Sometimes I think I am a strange creature on this planet. It doesn’t take much to make me happy. Although, there are more times than not, that I fall in to a slight, depression. This has happened ever since my parents have passed away. I can be happy, staying in my house coat all day long, never getting actually dressed. I can get great satisfaction out of cleaning my home. Rearranging the furniture, mopping the floors. Great happiness falls upon me when my brother is having zero issues. I walk into  his bedroom to hang up his clothes, and he gives me the biggest smile. It warms my heart and makes up for those days of dementia. I have much peace, when I have crawled into my bed, opened my bible, and read some. I lay my head down knowing that all my needs are taken care of and I need not worry about anything. I can sit out side  with no one to talk to, and feel the most peaceful of all, looking at the blue skies, the birds flying from tree to tree. Watching the ants crawl across my bare toes. I can have peace with no big TV sounds on nor the radio blaring. I enjoy knowing that the supper I prepare, will be openly accepted, with no complaints from my brother. I can have peace with no plans for today, no shopping to do, and no phones to answer. I am content with the thoughts in my head, transferring to words to share with you all. My mother used to sit in her sun room watching the deer run through the woods, and watch the traffic go by. No one was with her, she was all alone. I would drop by and make comments to her about how she should get up and go somewhere.
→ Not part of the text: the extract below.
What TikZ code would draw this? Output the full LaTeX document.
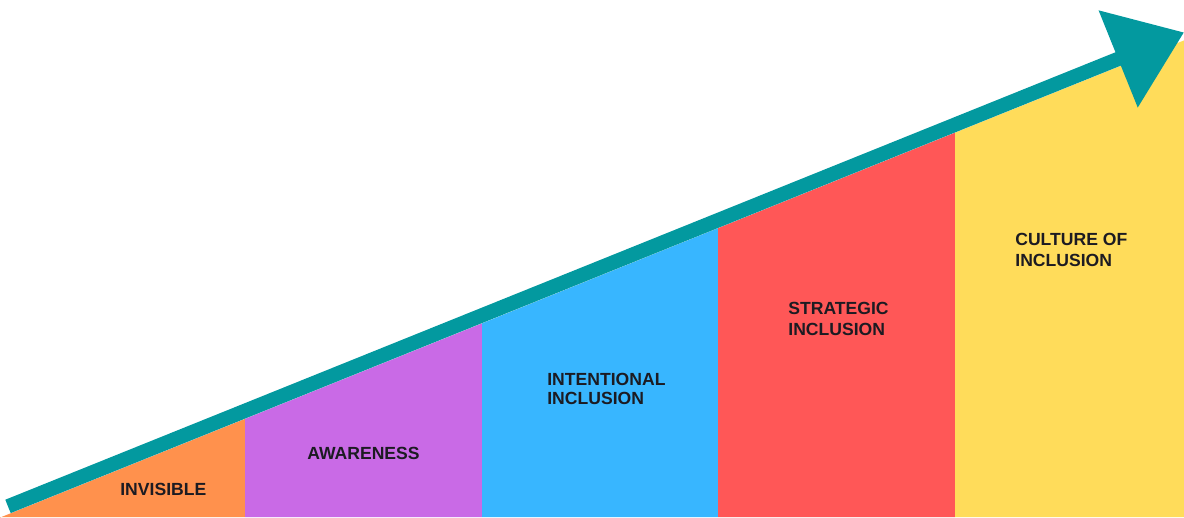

That this wasn’t good for a person to just sit all alone. Now, years later, I am my mother. I know that she is smiling upon me from the heavens above, realizing that I am sitting alone, and enjoying her peace.

6 thoughts on “I Am My Mother’s Child

  1. I worked outside of the home most of my adult life; even as a single parent and never liked it. Finally, I am home and love it. I too enjoy sitting in my swivel chair looking outside at the birds and trees. It takes little to make me happy: I think it is called contentment and I may just write a blog now because so many people are not content!